**Data shown**
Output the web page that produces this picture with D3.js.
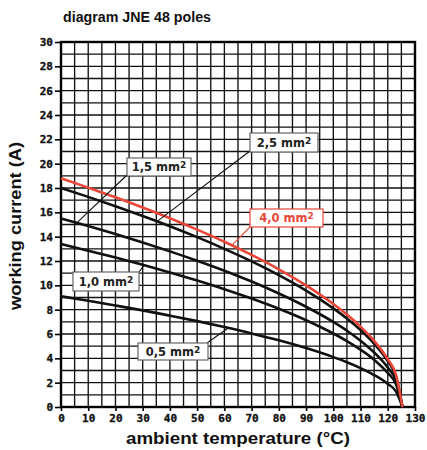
<!DOCTYPE html>
<html>
<head>
<meta charset="utf-8">
<script src="https://cdn.jsdelivr.net/npm/d3@7"></script>
<style>
  html, body { margin: 0; padding: 0; background: #fff; }
  svg { display: block; }
</style>
</head>
<body>
<svg id="chart" width="427" height="450"></svg>
<script>
// ---- data ----
const temperatures = [0, 10, 20, 30, 40, 50, 60, 70, 80, 90, 100, 105, 110, 115, 120, 123, 125.4];
const current_4_0 = [18.8, 18.03, 17.24, 16.40, 15.52, 14.58, 13.58, 12.50, 11.32, 10.00, 8.47, 7.60, 6.61, 5.44, 3.93, 2.65, 0];
const current_2_5 = [18.0, 17.27, 16.50, 15.70, 14.86, 13.96, 13.00, 11.97, 10.84, 9.57, 8.11, 7.28, 6.33, 5.21, 3.77, 2.54, 0];
const current_1_5 = [15.5, 14.87, 14.21, 13.52, 12.79, 12.02, 11.20, 10.31, 9.33, 8.24, 6.99, 6.27, 5.45, 4.48, 3.24, 2.19, 0];
const current_1_0 = [13.4, 12.85, 12.29, 11.69, 11.06, 10.39, 9.68, 8.91, 8.07, 7.13, 6.04, 5.42, 4.71, 3.88, 2.80, 1.89, 0];
const current_0_5 = [9.1, 8.73, 8.34, 7.94, 7.51, 7.06, 6.57, 6.05, 5.48, 4.84, 4.10, 3.68, 3.20, 2.63, 1.90, 1.28, 0];
const seriesNames = ["0,5 mm", "1,0 mm", "1,5 mm", "2,5 mm", "4,0 mm"];
const xTicks = [0, 10, 20, 30, 40, 50, 60, 70, 80, 90, 100, 110, 120, 130];
const yTicks = [0, 2, 4, 6, 8, 10, 12, 14, 16, 18, 20, 22, 24, 26, 28, 30];
const titleText = "diagram JNE 48 poles";
const xTitle = "ambient temperature (°C)";
const yTitle = "working current (A)";

// ---- layout ----
const svg = d3.select("#chart");
const L = 61, R = 415, T = 42, B = 407;
const x = d3.scaleLinear().domain([0, 130]).range([L, R]);
const y = d3.scaleLinear().domain([0, 30]).range([B, T]);
const RED = "#e8473a";
const monoFont = "'DejaVu Sans Mono', monospace";
const sansFont = "'Liberation Sans', Arial, sans-serif";
const boxFont = "'DejaVu Sans', sans-serif";

// grid
const grid = svg.append("g");
grid.selectAll("line.v").data(d3.range(0, 131, 5)).join("line")
  .attr("x1", d => x(d)).attr("x2", d => x(d))
  .attr("y1", T).attr("y2", B)
  .attr("stroke", "#111").attr("stroke-width", 1.35);
grid.selectAll("line.h").data(d3.range(0, 31, 1)).join("line")
  .attr("y1", d => y(d)).attr("y2", d => y(d))
  .attr("x1", L).attr("x2", R)
  .attr("stroke", "#111").attr("stroke-width", 1.35);
// frame
svg.append("rect").attr("x", L).attr("y", T).attr("width", R - L).attr("height", B - T)
  .attr("fill", "none").attr("stroke", "#000").attr("stroke-width", 2.4);

// axes
const yAxis = d3.axisLeft(y).tickValues(yTicks).tickSize(6).tickPadding(2)
  .tickFormat(d3.format("d"));
const gy = svg.append("g").attr("transform", `translate(${L},0)`).call(yAxis);
const xAxis = d3.axisBottom(x).tickValues(xTicks).tickSize(4).tickPadding(3)
  .tickFormat(d3.format("d"));
const gx = svg.append("g").attr("transform", `translate(0,${B})`).call(xAxis);
[gx, gy].forEach(g => {
  g.attr("font-family", null).attr("font-size", null);
  g.select(".domain").remove();
  g.selectAll(".tick line").attr("stroke", "#000").attr("stroke-width", 1.6);
  g.selectAll(".tick text").attr("fill", "#111")
    .attr("stroke", "#111").attr("stroke-width", 0.35)
    .style("font-family", monoFont).style("font-weight", "bold").style("font-size", "11px");
});

// curves
const line = d3.line().x((d, i) => x(temperatures[i])).y(d => y(d)).curve(d3.curveMonotoneX);
const seriesData = [current_0_5, current_1_0, current_1_5, current_2_5, current_4_0];
const seriesColors = ["#111", "#111", "#111", "#111", RED];
svg.append("g").selectAll("path").data(seriesData).join("path")
  .attr("d", d => line(d))
  .attr("fill", "none")
  .attr("stroke", (d, i) => seriesColors[i])
  .attr("stroke-width", 2.6);

// annotations: box (pixel layout) + leader to a point on the curve at temperature t
function valueAt(series, t) {
  for (let i = 0; i < temperatures.length - 1; i++) {
    const a = temperatures[i], b = temperatures[i + 1];
    if (t >= a && t <= b) return series[i] + (series[i + 1] - series[i]) * (t - a) / (b - a);
  }
  return series[series.length - 1];
}
const annotations = [
  { s: 2, bx: 127, by: 158, bw: 64, bh: 18, lx: 127, ly: 175, t: 5.8, color: "#222", border: "#666" },
  { s: 3, bx: 250, by: 133, bw: 68, bh: 19, lx: 250, ly: 151, t: 35.3, color: "#222", border: "#666" },
  { s: 4, bx: 250, by: 209, bw: 73, bh: 18, lx: 250, ly: 227, t: 62.7, color: RED, border: RED },
  { s: 1, bx: 73, by: 272, bw: 66, bh: 19, lx: 139, ly: 272, t: 30.5, color: "#222", border: "#666" },
  { s: 0, bx: 138, by: 343, bw: 70, bh: 17, lx: 207, ly: 343, t: 61.4, color: "#222", border: "#666" }
];
const ann = svg.append("g");
annotations.forEach(a => {
  const ser = seriesData[a.s];
  ann.append("line")
    .attr("x1", a.lx).attr("y1", a.ly)
    .attr("x2", x(a.t)).attr("y2", y(valueAt(ser, a.t)))
    .attr("stroke", a.s === 4 ? RED : "#111").attr("stroke-width", 1.1);
  ann.append("rect").attr("x", a.bx).attr("y", a.by).attr("width", a.bw).attr("height", a.bh)
    .attr("fill", "#fff").attr("stroke", a.border).attr("stroke-width", 1.2);
  const txt = ann.append("text")
    .attr("x", a.bx + a.bw / 2).attr("y", a.by + a.bh / 2 + 4.3)
    .attr("text-anchor", "middle").attr("fill", a.color)
    .style("font-family", boxFont).style("font-weight", "bold").style("font-size", "11.5px");
  txt.append("tspan").text(seriesNames[a.s]);
  txt.append("tspan").attr("dy", -3).style("font-size", "9px").text("2");
});

// titles
svg.append("text").attr("x", 63).attr("y", 22)
  .attr("textLength", 148).attr("lengthAdjust", "spacingAndGlyphs")
  .style("font-family", sansFont).style("font-weight", "bold").style("font-size", "14px")
  .attr("fill", "#111").text(titleText);
svg.append("text").attr("x", 238).attr("y", 444).attr("text-anchor", "middle")
  .attr("textLength", 224).attr("lengthAdjust", "spacingAndGlyphs")
  .style("font-family", sansFont).style("font-weight", "bold").style("font-size", "16px")
  .attr("fill", "#111").text(xTitle);
svg.append("text").attr("transform", "translate(21,226) rotate(-90)").attr("text-anchor", "middle")
  .attr("textLength", 168).attr("lengthAdjust", "spacingAndGlyphs")
  .style("font-family", sansFont).style("font-weight", "bold").style("font-size", "16px")
  .attr("fill", "#111").text(yTitle);
</script>
</body>
</html>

**Problem details**
Copy the material shown above in full and exactly. Skip the pictures.

**Result of the exercise**
Output the web page that produces this picture with D3.js.
<!DOCTYPE html>
<html>
<head>
<meta charset="utf-8">
<script src="https://cdn.jsdelivr.net/npm/d3@7"></script>
<style>
  html, body { margin: 0; padding: 0; background: #fff; }
  svg { display: block; }
</style>
</head>
<body>
<svg id="chart" width="427" height="450"></svg>
<script>
// ---- data ----
const temperatures = [0, 10, 20, 30, 40, 50, 60, 70, 80, 90, 100, 105, 110, 115, 120, 123, 125.4];
const current_4_0 = [18.8, 18.03, 17.24, 16.40, 15.52, 14.58, 13.58, 12.50, 11.32, 10.00, 8.47, 7.60, 6.61, 5.44, 3.93, 2.65, 0];
const current_2_5 = [18.0, 17.27, 16.50, 15.70, 14.86, 13.96, 13.00, 11.97, 10.84, 9.57, 8.11, 7.28, 6.33, 5.21, 3.77, 2.54, 0];
const current_1_5 = [15.5, 14.87, 14.21, 13.52, 12.79, 12.02, 11.20, 10.31, 9.33, 8.24, 6.99, 6.27, 5.45, 4.48, 3.24, 2.19, 0];
const current_1_0 = [13.4, 12.85, 12.29, 11.69, 11.06, 10.39, 9.68, 8.91, 8.07, 7.13, 6.04, 5.42, 4.71, 3.88, 2.80, 1.89, 0];
const current_0_5 = [9.1, 8.73, 8.34, 7.94, 7.51, 7.06, 6.57, 6.05, 5.48, 4.84, 4.10, 3.68, 3.20, 2.63, 1.90, 1.28, 0];
const seriesNames = ["0,5 mm", "1,0 mm", "1,5 mm", "2,5 mm", "4,0 mm"];
const xTicks = [0, 10, 20, 30, 40, 50, 60, 70, 80, 90, 100, 110, 120, 130];
const yTicks = [0, 2, 4, 6, 8, 10, 12, 14, 16, 18, 20, 22, 24, 26, 28, 30];
const titleText = "diagram JNE 48 poles";
const xTitle = "ambient temperature (°C)";
const yTitle = "working current (A)";

// ---- layout ----
const svg = d3.select("#chart");
const L = 61, R = 415, T = 42, B = 407;
const x = d3.scaleLinear().domain([0, 130]).range([L, R]);
const y = d3.scaleLinear().domain([0, 30]).range([B, T]);
const RED = "#e8473a";
const monoFont = "'DejaVu Sans Mono', monospace";
const sansFont = "'Liberation Sans', Arial, sans-serif";
const boxFont = "'DejaVu Sans', sans-serif";

// grid
const grid = svg.append("g");
grid.selectAll("line.v").data(d3.range(0, 131, 5)).join("line")
  .attr("x1", d => x(d)).attr("x2", d => x(d))
  .attr("y1", T).attr("y2", B)
  .attr("stroke", "#111").attr("stroke-width", 1.35);
grid.selectAll("line.h").data(d3.range(0, 31, 1)).join("line")
  .attr("y1", d => y(d)).attr("y2", d => y(d))
  .attr("x1", L).attr("x2", R)
  .attr("stroke", "#111").attr("stroke-width", 1.35);
// frame
svg.append("rect").attr("x", L).attr("y", T).attr("width", R - L).attr("height", B - T)
  .attr("fill", "none").attr("stroke", "#000").attr("stroke-width", 2.4);

// axes
const yAxis = d3.axisLeft(y).tickValues(yTicks).tickSize(6).tickPadding(2)
  .tickFormat(d3.format("d"));
const gy = svg.append("g").attr("transform", `translate(${L},0)`).call(yAxis);
const xAxis = d3.axisBottom(x).tickValues(xTicks).tickSize(4).tickPadding(3)
  .tickFormat(d3.format("d"));
const gx = svg.append("g").attr("transform", `translate(0,${B})`).call(xAxis);
[gx, gy].forEach(g => {
  g.attr("font-family", null).attr("font-size", null);
  g.select(".domain").remove();
  g.selectAll(".tick line").attr("stroke", "#000").attr("stroke-width", 1.6);
  g.selectAll(".tick text").attr("fill", "#111")
    .attr("stroke", "#111").attr("stroke-width", 0.35)
    .style("font-family", monoFont).style("font-weight", "bold").style("font-size", "11px");
});

// curves
const line = d3.line().x((d, i) => x(temperatures[i])).y(d => y(d)).curve(d3.curveMonotoneX);
const seriesData = [current_0_5, current_1_0, current_1_5, current_2_5, current_4_0];
const seriesColors = ["#111", "#111", "#111", "#111", RED];
svg.append("g").selectAll("path").data(seriesData).join("path")
  .attr("d", d => line(d))
  .attr("fill", "none")
  .attr("stroke", (d, i) => seriesColors[i])
  .attr("stroke-width", 2.6);

// annotations: box (pixel layout) + leader to a point on the curve at temperature t
function valueAt(series, t) {
  for (let i = 0; i < temperatures.length - 1; i++) {
    const a = temperatures[i], b = temperatures[i + 1];
    if (t >= a && t <= b) return series[i] + (series[i + 1] - series[i]) * (t - a) / (b - a);
  }
  return series[series.length - 1];
}
const annotations = [
  { s: 2, bx: 127, by: 158, bw: 64, bh: 18, lx: 127, ly: 175, t: 5.8, color: "#222", border: "#666" },
  { s: 3, bx: 250, by: 133, bw: 68, bh: 19, lx: 250, ly: 151, t: 35.3, color: "#222", border: "#666" },
  { s: 4, bx: 250, by: 209, bw: 73, bh: 18, lx: 250, ly: 227, t: 62.7, color: RED, border: RED },
  { s: 1, bx: 73, by: 272, bw: 66, bh: 19, lx: 139, ly: 272, t: 30.5, color: "#222", border: "#666" },
  { s: 0, bx: 138, by: 343, bw: 70, bh: 17, lx: 207, ly: 343, t: 61.4, color: "#222", border: "#666" }
];
const ann = svg.append("g");
annotations.forEach(a => {
  const ser = seriesData[a.s];
  ann.append("line")
    .attr("x1", a.lx).attr("y1", a.ly)
    .attr("x2", x(a.t)).attr("y2", y(valueAt(ser, a.t)))
    .attr("stroke", a.s === 4 ? RED : "#111").attr("stroke-width", 1.1);
  ann.append("rect").attr("x", a.bx).attr("y", a.by).attr("width", a.bw).attr("height", a.bh)
    .attr("fill", "#fff").attr("stroke", a.border).attr("stroke-width", 1.2);
  const txt = ann.append("text")
    .attr("x", a.bx + a.bw / 2).attr("y", a.by + a.bh / 2 + 4.3)
    .attr("text-anchor", "middle").attr("fill", a.color)
    .style("font-family", boxFont).style("font-weight", "bold").style("font-size", "11.5px");
  txt.append("tspan").text(seriesNames[a.s]);
  txt.append("tspan").attr("dy", -3).style("font-size", "9px").text("2");
});

// titles
svg.append("text").attr("x", 63).attr("y", 22)
  .attr("textLength", 148).attr("lengthAdjust", "spacingAndGlyphs")
  .style("font-family", sansFont).style("font-weight", "bold").style("font-size", "14px")
  .attr("fill", "#111").text(titleText);
svg.append("text").attr("x", 238).attr("y", 444).attr("text-anchor", "middle")
  .attr("textLength", 224).attr("lengthAdjust", "spacingAndGlyphs")
  .style("font-family", sansFont).style("font-weight", "bold").style("font-size", "16px")
  .attr("fill", "#111").text(xTitle);
svg.append("text").attr("transform", "translate(21,226) rotate(-90)").attr("text-anchor", "middle")
  .attr("textLength", 168).attr("lengthAdjust", "spacingAndGlyphs")
  .style("font-family", sansFont).style("font-weight", "bold").style("font-size", "16px")
  .attr("fill", "#111").text(yTitle);
</script>
</body>
</html>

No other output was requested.